On a side note, I truly have no attachment to the level one might be within the speaking or training industry… but let’s face it, if someone tells The Starfish Story in a program at 9:00 am, and another speaker tells it again at 1:00pm, then both end up looking like amateurs… and worst of all, both cheat their audiences out of the time (and often money) they invested to hear something that might genuinely enrich their life experience. Speakers and trainers have the professional responsibility to use their own unique stories and (or, if necessary) sprinkle in elements of another’s story, but ALWAYS relying predominantly on their own best creative storytelling and researching skills.
The Starfish isn’t the only one out there that is used and abused by speakers and trainers, even to this day. Let’s not overlook “The Chicken and the Eagle”, “The Battleship and the Lighthouse”, “The Frog in Boiling Water”, “The Old Engineer and the Hammer”….. Need I go on? Google them if you like, read them and enjoy one time, then forget you saw ever them.
I personally call these stories ‘shareware’. To me, they are the “dark side of the force” when it comes to speaking. (Quick side point: See what I just did there!? I brought to mind something we likely all relate to, but did so in a way that helps make my point, not act as the cornerstone of my point!)
So my suggestion to anyone out there using any of these ‘shareware’ stories, please do your career and your audiences a favor and stop. However wonderful they may each be in their own right, please give the best of yourself to yourself, and subsequently your audiences, and STOP using ‘shareware’! Professional Speakers are only legitimately “professional” when they share authentic, first-hand real life examples, or skillfully weave in well-known tidbits researched and credited to others. It’s the best – and ONLY – way to separate yourself from the chaff, and potentially become a legend in your own time.

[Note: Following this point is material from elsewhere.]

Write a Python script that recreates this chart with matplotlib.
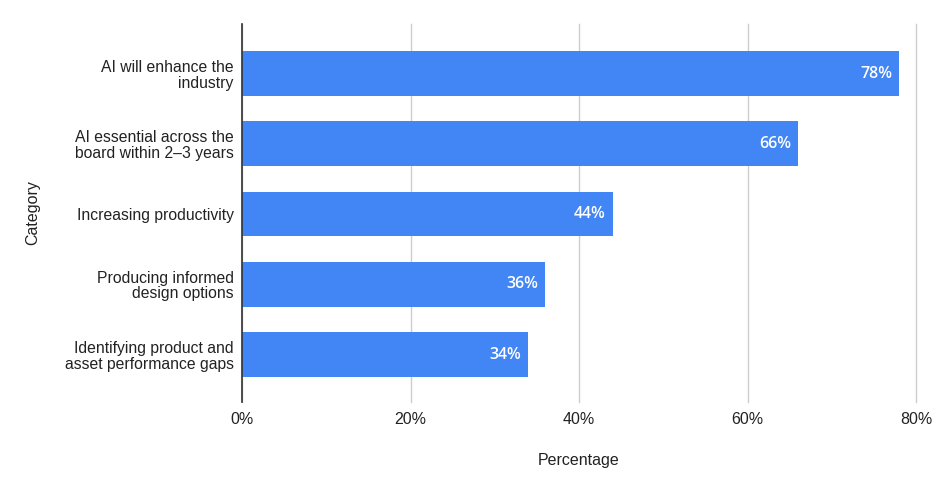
import matplotlib
matplotlib.use("Agg")
import matplotlib.pyplot as plt
from matplotlib.ticker import PercentFormatter

# Survey data
categories = [
    "AI will enhance the\nindustry",
    "AI essential across the\nboard within 2\u20133 years",
    "Increasing productivity",
    "Producing informed\ndesign options",
    "Identifying product and\nasset performance gaps",
]
values = [78, 66, 44, 36, 34]
x_ticks = [0, 20, 40, 60, 80]

bar_color = "#4285F4"
text_color = "#222222"
plt.rcParams["font.family"] = ["Liberation Sans", "DejaVu Sans"]

fig = plt.figure(figsize=(9.4, 4.9), dpi=100)
ax = fig.add_axes([242 / 940, 88 / 490, 674 / 940, 378 / 490])

positions = list(range(len(categories)))
bars = ax.barh(positions, values, height=0.64, color=bar_color, zorder=3)

# value labels inside the bar ends
for rect, v in zip(bars, values):
    ax.annotate(f"{v}%", xy=(rect.get_width(), rect.get_y() + rect.get_height() / 2),
                xytext=(-5, 0), textcoords="offset points",
                ha="right", va="center", color="white", fontsize=11.5,
                fontweight="semibold", family=["Open Sans", "DejaVu Sans"], zorder=4)

ax.set_xlim(0, 80)
ax.set_ylim(4.676, -0.705)
ax.set_yticks(positions)
ax.set_yticklabels(categories, fontsize=11.3, color=text_color, linespacing=1.05)
ax.set_xticks(x_ticks)
ax.xaxis.set_major_formatter(PercentFormatter(decimals=0))
ax.tick_params(axis="x", length=0, pad=7, labelsize=11.5, labelcolor=text_color)
ax.tick_params(axis="y", length=0, pad=6)

ax.grid(axis="x", color="#cccccc", linewidth=1, zorder=0)
for gl in ax.get_xgridlines():
    gl.set_clip_on(False)
for side in ["top", "right", "bottom"]:
    ax.spines[side].set_visible(False)
ax.spines["left"].set_color("#333333")
ax.spines["left"].set_linewidth(1.2)
ax.spines["left"].set_zorder(5)

ax.set_xlabel("Percentage", fontsize=11.5, color=text_color, labelpad=19)
ax.set_ylabel("Category", fontsize=11.5, color=text_color)
ax.yaxis.set_label_coords(-0.3, 0.5)

fig.savefig("out.png", dpi=100, facecolor="white")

In closing my dear friends, it is my hope with this article, that we all will finally agree it’s time the let The Starfish Story ”sleep with the fishes” (obscure call back to “The Godfather”, which I hope some other author didn’t use in the article your read before this one!), and allow it to enjoy a much needed rest.
Having been a subtle advocate for the retirement of ‘shareware’ stories throughout my career, I’ve gone so far as to hand out starfish pins at NSA conferences in an effort to make a quiet yet necessary point (which was of course to encourage the cease and desist of unoriginality). Not being satisfied with the overall results of these efforts, I recently decided it was indeed appropriate (for the sake of the industry and eager audiences around the world) to throw subtly out the window and simply go all out.

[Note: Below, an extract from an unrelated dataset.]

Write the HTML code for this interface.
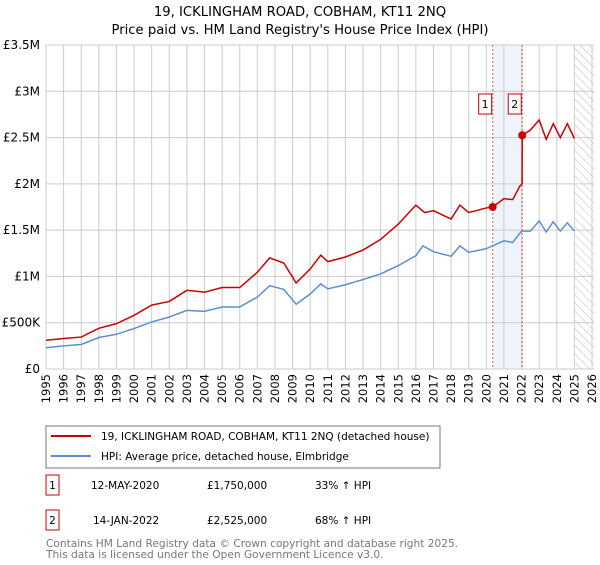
<!DOCTYPE html>
<html><head><meta charset="utf-8"><style>
body{margin:0;background:#fff;font-family:"Liberation Sans","DejaVu Sans",sans-serif;}
svg text{font-family:"DejaVu Sans","Liberation Sans",sans-serif;}
</style></head><body>
<svg id="chart" width="600" height="560" xmlns="http://www.w3.org/2000/svg">
<text x="300" y="16" text-anchor="middle" font-size="13.2">19, ICKLINGHAM ROAD, COBHAM, KT11 2NQ</text>
<text x="300" y="34" text-anchor="middle" font-size="13.2">Price paid vs. HM Land Registry's House Price Index (HPI)</text>
<defs><pattern id="hatch" width="6" height="6" patternUnits="userSpaceOnUse" patternTransform="rotate(-45)"><line x1="0" y1="0" x2="0" y2="6" stroke="#bbb" stroke-width="1"/></pattern></defs>
<g id="grid"></g><g id="marks"></g>
<rect x="46" y="426" width="394" height="42" fill="#fff" stroke="#777"/>
<line x1="51" y1="436" x2="91" y2="436" stroke="#cc0000" stroke-width="2"/>
<text x="101" y="440" font-size="10.5">19, ICKLINGHAM ROAD, COBHAM, KT11 2NQ (detached house)</text>
<line x1="51" y1="456" x2="91" y2="456" stroke="#5b8fd4" stroke-width="2"/>
<text x="101" y="460" font-size="10.5">HPI: Average price, detached house, Elmbridge</text>
<g font-size="10.5">
<rect x="46" y="475" width="13" height="20" fill="#fff" stroke="#cc0000"/><text x="52.5" y="489" text-anchor="middle">1</text>
<text x="91" y="489">12-MAY-2020</text><text x="207" y="489">£1,750,000</text><text x="315" y="489">33% ↑ HPI</text>
<rect x="46" y="510" width="13" height="20" fill="#fff" stroke="#cc0000"/><text x="52.5" y="524" text-anchor="middle">2</text>
<text x="93" y="524">14-JAN-2022</text><text x="207" y="524">£2,525,000</text><text x="315" y="524">68% ↑ HPI</text>
</g>
<text x="46" y="547" font-size="10.6" fill="#777">Contains HM Land Registry data © Crown copyright and database right 2025.</text>
<text x="46" y="558" font-size="10.6" fill="#777">This data is licensed under the Open Government Licence v3.0.</text>
</svg>
<script>
const redYears=[1995,1996,1997,1998,1999,2000,2001,2002,2003,2004,2005,2006,2007,2007.7,2008.5,2009.2,2010,2010.6,2011,2012,2013,2014,2015,2016,2016.5,2017,2018,2018.5,2019,2020,2020.36,2021,2021.5,2021.9,2022.03,2022.04,2022.5,2023,2023.4,2023.8,2024.2,2024.6,2025];
const redValues=[0.311,0.33,0.345,0.44,0.49,0.58,0.69,0.73,0.85,0.83,0.88,0.88,1.045,1.2,1.145,0.93,1.08,1.23,1.16,1.21,1.285,1.40,1.565,1.77,1.69,1.71,1.62,1.77,1.69,1.74,1.75,1.84,1.83,1.975,2.0,2.525,2.58,2.69,2.48,2.65,2.5,2.65,2.49];
const hpiYears=[1995,1996,1997,1998,1999,2000,2001,2002,2003,2004,2005,2006,2007,2007.7,2008.5,2009.2,2010,2010.6,2011,2012,2013,2014,2015,2016,2016.4,2017,2018,2018.5,2019,2020,2021,2021.5,2022,2022.5,2023,2023.4,2023.8,2024.2,2024.6,2025];
const hpiValues=[0.229,0.25,0.265,0.34,0.375,0.437,0.508,0.562,0.633,0.623,0.67,0.67,0.777,0.90,0.86,0.70,0.81,0.92,0.866,0.91,0.966,1.027,1.117,1.224,1.33,1.267,1.217,1.33,1.26,1.30,1.385,1.367,1.49,1.49,1.60,1.48,1.59,1.49,1.58,1.49];
const saleYears=[2020.36,2022.04];
const saleValues=[1.75,2.525];
const saleLabels=["1","2"];
const yTicks=[0,0.5,1,1.5,2,2.5,3,3.5];
const yTickLabels=["£0","£500K","£1M","£1.5M","£2M","£2.5M","£3M","£3.5M"];
const NS="http://www.w3.org/2000/svg";
const X0=46,X1=592,Y0=369,Y1=45;
function xs(y){return X0+(y-1995)/(2026-1995)*(X1-X0);}
function ys(v){return Y0-v/3.5*(Y0-Y1);}
function mk(p,t,a){const e=document.createElementNS(NS,t);for(const k in a)e.setAttribute(k,a[k]);p.appendChild(e);return e;}
const g=document.getElementById('grid'),m=document.getElementById('marks');
const sh=mk(g,'rect',{x:xs(saleYears[0]),y:Y1,width:xs(saleYears[1])-xs(saleYears[0]),height:Y0-Y1,fill:'#eef3fc'});


const ht=mk(g,'rect',{x:xs(2025),y:Y1,width:X1-xs(2025)+2,height:Y0-Y1,fill:'url(#hatch)'});


for(let yr=1995;yr<=2026;yr++){
 const l=mk(g,'line',{x1:xs(yr),x2:xs(yr),y1:Y1,y2:Y0,stroke:'#ccc'});
 
 
 const t=mk(g,'text',{x:0,y:0,'text-anchor':'end','font-size':11.5,transform:'translate('+(xs(yr)+4)+','+(Y0+5)+') rotate(-90)'});
 t.textContent=yr;
 
 
}
yTicks.forEach((v,i)=>{
 const l=mk(g,'line',{x1:X0,x2:X1+2,y1:ys(v),y2:ys(v),stroke:'#ccc'});
 
 
 const t=mk(g,'text',{x:X0-6,y:ys(v)+4,'text-anchor':'end','font-size':12});
 t.textContent=yTickLabels[i];
 
 
});
saleYears.forEach((s,i)=>{
 const l=mk(m,'line',{x1:xs(s),x2:xs(s),y1:Y1,y2:Y0,stroke:'#e06060','stroke-dasharray':'2,2'});
 
 
});
const hp=mk(m,'polyline',{points:hpiYears.map((y,i)=>xs(y)+','+ys(hpiValues[i])).join(' '),fill:'none',stroke:'#5b8fd4','stroke-width':1.5});


const rp=mk(m,'polyline',{points:redYears.map((y,i)=>xs(y)+','+ys(redValues[i])).join(' '),fill:'none',stroke:'#cc0000','stroke-width':1.5});


saleYears.forEach((s,i)=>{
 const c=mk(m,'circle',{cx:xs(s),cy:ys(saleValues[i]),r:4,fill:'#cc0000'});
 
 
 const b=mk(m,'rect',{x:xs(s)-14,y:94,width:13,height:20,fill:'#fff',stroke:'#cc0000'});
 
 
 const t=mk(m,'text',{x:xs(s)-7.5,y:108,'text-anchor':'middle','font-size':11});
 t.textContent=saleLabels[i];
 
 
});
</script>
</body></html>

My plan of attack was to invite the cooperation of speaker and celebrity Roy Firestone, in the hopes he would help me impart and enforce a new law of the land… and ultimately, inoculate the plague of ‘shareware’. I was thrilled and delighted when he agreed to participate, and I hope those reading this will take a moment to watch this unique, self-help video that could change your life so that you might then be inspired to invigorate your own innovative ways of helping change the lives of your audiences. The video is, in essence The Starfish Story from the point of view of the starfish.
The Moral Here:
Tell your own stories, my friends. But tell them really well. Do it so well they become your signature stories and no one can copy you or them – ever.